_What the task asks:_ Pictures within the data are to be left out; everything else must be reproduced exactly.

_Available data:_
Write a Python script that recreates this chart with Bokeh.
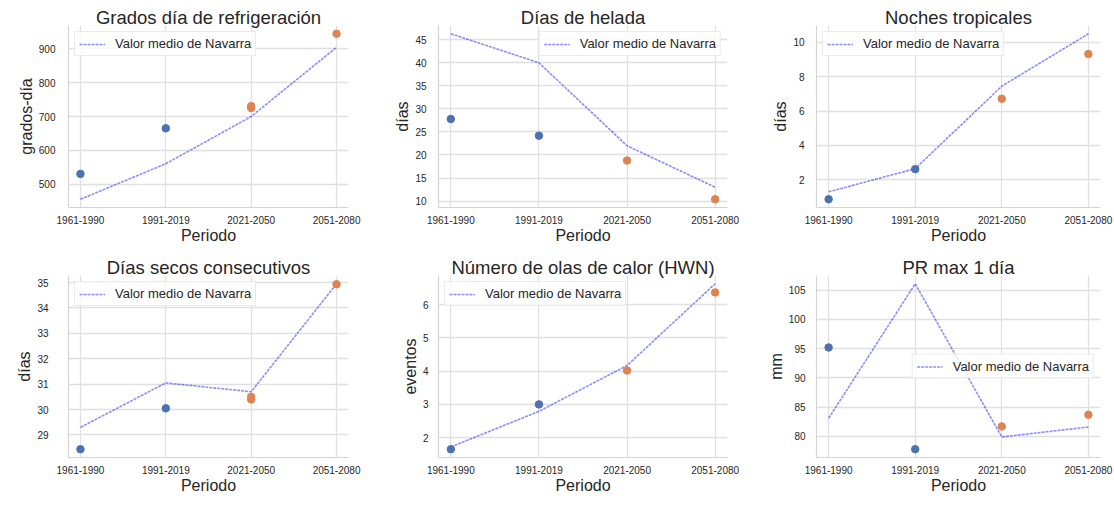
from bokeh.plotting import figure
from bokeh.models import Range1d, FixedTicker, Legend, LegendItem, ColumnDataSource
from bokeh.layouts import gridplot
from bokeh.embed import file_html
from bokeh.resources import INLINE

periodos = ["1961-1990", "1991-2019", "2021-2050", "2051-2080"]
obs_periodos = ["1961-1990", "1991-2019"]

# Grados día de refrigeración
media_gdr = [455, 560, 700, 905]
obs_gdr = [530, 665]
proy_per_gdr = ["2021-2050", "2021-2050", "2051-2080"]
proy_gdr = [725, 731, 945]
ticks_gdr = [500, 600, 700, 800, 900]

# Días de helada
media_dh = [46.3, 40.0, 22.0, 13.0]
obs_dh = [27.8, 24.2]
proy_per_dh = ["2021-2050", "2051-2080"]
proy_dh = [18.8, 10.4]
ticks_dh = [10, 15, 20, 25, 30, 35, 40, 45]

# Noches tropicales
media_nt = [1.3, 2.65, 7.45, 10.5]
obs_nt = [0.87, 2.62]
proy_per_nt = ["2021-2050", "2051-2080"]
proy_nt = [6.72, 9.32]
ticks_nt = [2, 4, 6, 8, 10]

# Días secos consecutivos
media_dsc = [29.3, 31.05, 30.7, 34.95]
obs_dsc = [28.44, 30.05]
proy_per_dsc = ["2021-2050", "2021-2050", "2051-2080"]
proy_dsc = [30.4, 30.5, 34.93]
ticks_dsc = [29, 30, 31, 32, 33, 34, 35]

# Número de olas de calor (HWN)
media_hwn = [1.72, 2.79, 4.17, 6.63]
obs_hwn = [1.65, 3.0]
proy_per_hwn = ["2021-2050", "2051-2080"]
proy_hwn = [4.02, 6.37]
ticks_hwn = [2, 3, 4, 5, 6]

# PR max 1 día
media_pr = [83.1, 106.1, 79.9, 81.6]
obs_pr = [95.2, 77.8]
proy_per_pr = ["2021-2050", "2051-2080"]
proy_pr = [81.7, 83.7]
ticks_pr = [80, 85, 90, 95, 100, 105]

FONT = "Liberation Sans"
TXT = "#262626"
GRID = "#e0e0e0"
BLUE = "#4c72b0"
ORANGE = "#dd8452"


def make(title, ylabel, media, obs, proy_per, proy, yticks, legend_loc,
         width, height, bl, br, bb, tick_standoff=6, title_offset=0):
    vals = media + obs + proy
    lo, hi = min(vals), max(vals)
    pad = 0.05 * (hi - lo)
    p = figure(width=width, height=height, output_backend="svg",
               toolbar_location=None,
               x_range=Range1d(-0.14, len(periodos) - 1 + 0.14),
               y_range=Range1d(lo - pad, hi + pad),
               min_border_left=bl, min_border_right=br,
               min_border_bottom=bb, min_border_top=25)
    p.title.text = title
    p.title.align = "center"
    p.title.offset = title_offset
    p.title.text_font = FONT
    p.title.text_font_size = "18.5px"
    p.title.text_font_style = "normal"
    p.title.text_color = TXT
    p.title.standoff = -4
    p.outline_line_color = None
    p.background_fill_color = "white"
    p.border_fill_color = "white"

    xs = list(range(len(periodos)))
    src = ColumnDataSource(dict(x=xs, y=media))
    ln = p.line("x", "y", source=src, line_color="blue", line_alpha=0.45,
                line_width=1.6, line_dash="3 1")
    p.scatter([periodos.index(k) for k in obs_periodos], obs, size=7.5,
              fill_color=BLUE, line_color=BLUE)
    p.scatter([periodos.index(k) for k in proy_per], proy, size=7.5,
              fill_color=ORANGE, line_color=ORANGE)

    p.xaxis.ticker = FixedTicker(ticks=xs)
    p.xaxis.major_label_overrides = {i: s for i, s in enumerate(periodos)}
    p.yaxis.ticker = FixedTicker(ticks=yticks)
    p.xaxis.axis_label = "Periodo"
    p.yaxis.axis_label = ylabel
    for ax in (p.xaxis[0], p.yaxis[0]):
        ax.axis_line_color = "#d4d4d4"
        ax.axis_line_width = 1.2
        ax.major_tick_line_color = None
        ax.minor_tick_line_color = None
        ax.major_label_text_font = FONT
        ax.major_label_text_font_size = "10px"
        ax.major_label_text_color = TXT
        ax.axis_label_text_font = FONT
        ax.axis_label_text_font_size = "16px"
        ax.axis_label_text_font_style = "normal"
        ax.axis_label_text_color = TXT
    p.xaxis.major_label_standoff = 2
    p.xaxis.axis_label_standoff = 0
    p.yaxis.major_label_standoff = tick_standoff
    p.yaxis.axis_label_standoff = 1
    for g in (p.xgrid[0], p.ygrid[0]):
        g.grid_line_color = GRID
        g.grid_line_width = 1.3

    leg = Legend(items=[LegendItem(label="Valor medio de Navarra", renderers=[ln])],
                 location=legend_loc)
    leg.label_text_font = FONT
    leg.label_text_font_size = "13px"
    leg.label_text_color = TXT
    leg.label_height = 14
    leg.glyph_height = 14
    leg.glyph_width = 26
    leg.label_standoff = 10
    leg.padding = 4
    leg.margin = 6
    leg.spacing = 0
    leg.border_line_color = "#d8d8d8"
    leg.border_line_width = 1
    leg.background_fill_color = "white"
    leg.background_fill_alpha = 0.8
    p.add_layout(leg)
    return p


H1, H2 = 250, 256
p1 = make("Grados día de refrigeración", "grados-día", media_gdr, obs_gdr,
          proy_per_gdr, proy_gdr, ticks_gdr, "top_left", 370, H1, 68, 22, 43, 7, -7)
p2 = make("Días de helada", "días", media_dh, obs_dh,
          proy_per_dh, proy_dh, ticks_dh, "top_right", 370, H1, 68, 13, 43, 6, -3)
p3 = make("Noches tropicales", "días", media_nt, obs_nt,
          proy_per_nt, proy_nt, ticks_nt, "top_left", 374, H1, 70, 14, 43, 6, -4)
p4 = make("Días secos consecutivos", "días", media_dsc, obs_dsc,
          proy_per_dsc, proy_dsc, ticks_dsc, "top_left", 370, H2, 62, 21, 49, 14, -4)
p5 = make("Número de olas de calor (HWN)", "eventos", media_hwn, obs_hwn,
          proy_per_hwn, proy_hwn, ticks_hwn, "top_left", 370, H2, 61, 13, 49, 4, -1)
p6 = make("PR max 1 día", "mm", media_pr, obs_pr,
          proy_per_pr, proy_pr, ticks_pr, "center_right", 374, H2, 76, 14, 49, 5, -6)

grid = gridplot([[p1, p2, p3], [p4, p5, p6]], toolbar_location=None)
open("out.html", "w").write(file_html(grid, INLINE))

_Output for this exercise:_
Write a Python script that recreates this chart with Bokeh.
from bokeh.plotting import figure
from bokeh.models import Range1d, FixedTicker, Legend, LegendItem, ColumnDataSource
from bokeh.layouts import gridplot
from bokeh.embed import file_html
from bokeh.resources import INLINE

periodos = ["1961-1990", "1991-2019", "2021-2050", "2051-2080"]
obs_periodos = ["1961-1990", "1991-2019"]

# Grados día de refrigeración
media_gdr = [455, 560, 700, 905]
obs_gdr = [530, 665]
proy_per_gdr = ["2021-2050", "2021-2050", "2051-2080"]
proy_gdr = [725, 731, 945]
ticks_gdr = [500, 600, 700, 800, 900]

# Días de helada
media_dh = [46.3, 40.0, 22.0, 13.0]
obs_dh = [27.8, 24.2]
proy_per_dh = ["2021-2050", "2051-2080"]
proy_dh = [18.8, 10.4]
ticks_dh = [10, 15, 20, 25, 30, 35, 40, 45]

# Noches tropicales
media_nt = [1.3, 2.65, 7.45, 10.5]
obs_nt = [0.87, 2.62]
proy_per_nt = ["2021-2050", "2051-2080"]
proy_nt = [6.72, 9.32]
ticks_nt = [2, 4, 6, 8, 10]

# Días secos consecutivos
media_dsc = [29.3, 31.05, 30.7, 34.95]
obs_dsc = [28.44, 30.05]
proy_per_dsc = ["2021-2050", "2021-2050", "2051-2080"]
proy_dsc = [30.4, 30.5, 34.93]
ticks_dsc = [29, 30, 31, 32, 33, 34, 35]

# Número de olas de calor (HWN)
media_hwn = [1.72, 2.79, 4.17, 6.63]
obs_hwn = [1.65, 3.0]
proy_per_hwn = ["2021-2050", "2051-2080"]
proy_hwn = [4.02, 6.37]
ticks_hwn = [2, 3, 4, 5, 6]

# PR max 1 día
media_pr = [83.1, 106.1, 79.9, 81.6]
obs_pr = [95.2, 77.8]
proy_per_pr = ["2021-2050", "2051-2080"]
proy_pr = [81.7, 83.7]
ticks_pr = [80, 85, 90, 95, 100, 105]

FONT = "Liberation Sans"
TXT = "#262626"
GRID = "#e0e0e0"
BLUE = "#4c72b0"
ORANGE = "#dd8452"


def make(title, ylabel, media, obs, proy_per, proy, yticks, legend_loc,
         width, height, bl, br, bb, tick_standoff=6, title_offset=0):
    vals = media + obs + proy
    lo, hi = min(vals), max(vals)
    pad = 0.05 * (hi - lo)
    p = figure(width=width, height=height, output_backend="svg",
               toolbar_location=None,
               x_range=Range1d(-0.14, len(periodos) - 1 + 0.14),
               y_range=Range1d(lo - pad, hi + pad),
               min_border_left=bl, min_border_right=br,
               min_border_bottom=bb, min_border_top=25)
    p.title.text = title
    p.title.align = "center"
    p.title.offset = title_offset
    p.title.text_font = FONT
    p.title.text_font_size = "18.5px"
    p.title.text_font_style = "normal"
    p.title.text_color = TXT
    p.title.standoff = -4
    p.outline_line_color = None
    p.background_fill_color = "white"
    p.border_fill_color = "white"

    xs = list(range(len(periodos)))
    src = ColumnDataSource(dict(x=xs, y=media))
    ln = p.line("x", "y", source=src, line_color="blue", line_alpha=0.45,
                line_width=1.6, line_dash="3 1")
    p.scatter([periodos.index(k) for k in obs_periodos], obs, size=7.5,
              fill_color=BLUE, line_color=BLUE)
    p.scatter([periodos.index(k) for k in proy_per], proy, size=7.5,
              fill_color=ORANGE, line_color=ORANGE)

    p.xaxis.ticker = FixedTicker(ticks=xs)
    p.xaxis.major_label_overrides = {i: s for i, s in enumerate(periodos)}
    p.yaxis.ticker = FixedTicker(ticks=yticks)
    p.xaxis.axis_label = "Periodo"
    p.yaxis.axis_label = ylabel
    for ax in (p.xaxis[0], p.yaxis[0]):
        ax.axis_line_color = "#d4d4d4"
        ax.axis_line_width = 1.2
        ax.major_tick_line_color = None
        ax.minor_tick_line_color = None
        ax.major_label_text_font = FONT
        ax.major_label_text_font_size = "10px"
        ax.major_label_text_color = TXT
        ax.axis_label_text_font = FONT
        ax.axis_label_text_font_size = "16px"
        ax.axis_label_text_font_style = "normal"
        ax.axis_label_text_color = TXT
    p.xaxis.major_label_standoff = 2
    p.xaxis.axis_label_standoff = 0
    p.yaxis.major_label_standoff = tick_standoff
    p.yaxis.axis_label_standoff = 1
    for g in (p.xgrid[0], p.ygrid[0]):
        g.grid_line_color = GRID
        g.grid_line_width = 1.3

    leg = Legend(items=[LegendItem(label="Valor medio de Navarra", renderers=[ln])],
                 location=legend_loc)
    leg.label_text_font = FONT
    leg.label_text_font_size = "13px"
    leg.label_text_color = TXT
    leg.label_height = 14
    leg.glyph_height = 14
    leg.glyph_width = 26
    leg.label_standoff = 10
    leg.padding = 4
    leg.margin = 6
    leg.spacing = 0
    leg.border_line_color = "#d8d8d8"
    leg.border_line_width = 1
    leg.background_fill_color = "white"
    leg.background_fill_alpha = 0.8
    p.add_layout(leg)
    return p


H1, H2 = 250, 256
p1 = make("Grados día de refrigeración", "grados-día", media_gdr, obs_gdr,
          proy_per_gdr, proy_gdr, ticks_gdr, "top_left", 370, H1, 68, 22, 43, 7, -7)
p2 = make("Días de helada", "días", media_dh, obs_dh,
          proy_per_dh, proy_dh, ticks_dh, "top_right", 370, H1, 68, 13, 43, 6, -3)
p3 = make("Noches tropicales", "días", media_nt, obs_nt,
          proy_per_nt, proy_nt, ticks_nt, "top_left", 374, H1, 70, 14, 43, 6, -4)
p4 = make("Días secos consecutivos", "días", media_dsc, obs_dsc,
          proy_per_dsc, proy_dsc, ticks_dsc, "top_left", 370, H2, 62, 21, 49, 14, -4)
p5 = make("Número de olas de calor (HWN)", "eventos", media_hwn, obs_hwn,
          proy_per_hwn, proy_hwn, ticks_hwn, "top_left", 370, H2, 61, 13, 49, 4, -1)
p6 = make("PR max 1 día", "mm", media_pr, obs_pr,
          proy_per_pr, proy_pr, ticks_pr, "center_right", 374, H2, 76, 14, 49, 5, -6)

grid = gridplot([[p1, p2, p3], [p4, p5, p6]], toolbar_location=None)
open("out.html", "w").write(file_html(grid, INLINE))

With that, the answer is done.